Rajput traditions are visible in chhatri kiosks, projecting balconies, enclosed courts and the fragmented silhouette of rooflines. Mughal influence appears in symmetrical planning tendencies, arcaded spaces, formal garden relationships and the staging of audience architecture. Nineteenth-century interventions introduced occasional façade rhythms and details inspired by changing international tastes.

 

Climatic adaptation remains constant throughout the complex. Courtyards encourage air movement. Covered galleries create shade. Thick walls reduce thermal fluctuation. Rooftop terraces catch evening breezes. Perforated screens diminish glare while preserving privacy and ventilation.

 

The combination of these devices means that environmental performance is embedded in the architecture rather than added later through mechanical means.

 

Despite the diversity of construction phases, unity is maintained through recurring materials, proportional relationships and the repeated use of courts as organizing devices.

 

Alterations, Preservation and Present Reading

 

The City Palace has undergone many transformations without losing its primary identity.

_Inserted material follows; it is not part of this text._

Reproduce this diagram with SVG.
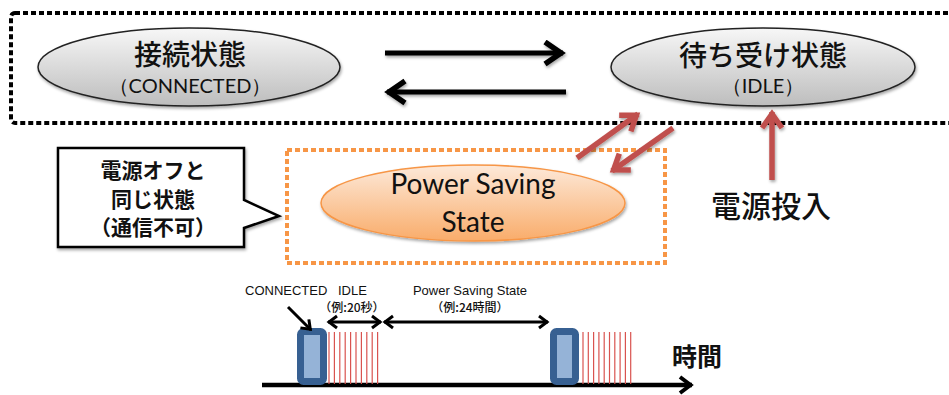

Residential extensions, ceremonial additions, museum conversions and successive restoration campaigns have modified portions of the complex while preserving the overall spatial logic.

 

Current conservation concerns include painted decoration, timber elements, coloured surfaces, plaster finishes and structural components exposed to seasonal weathering. Visitor circulation must also be managed carefully in areas originally designed for court protocol rather than heavy tourist traffic.

 

Today the palace is best understood as a stratified ensemble in which each courtyard, pavilion and façade corresponds to a specific historical function. Its architectural significance lies less in a single isolated monument than in the coherence of a complete palace system integrated into the historic city of Jaipur and still marked by institutional continuity.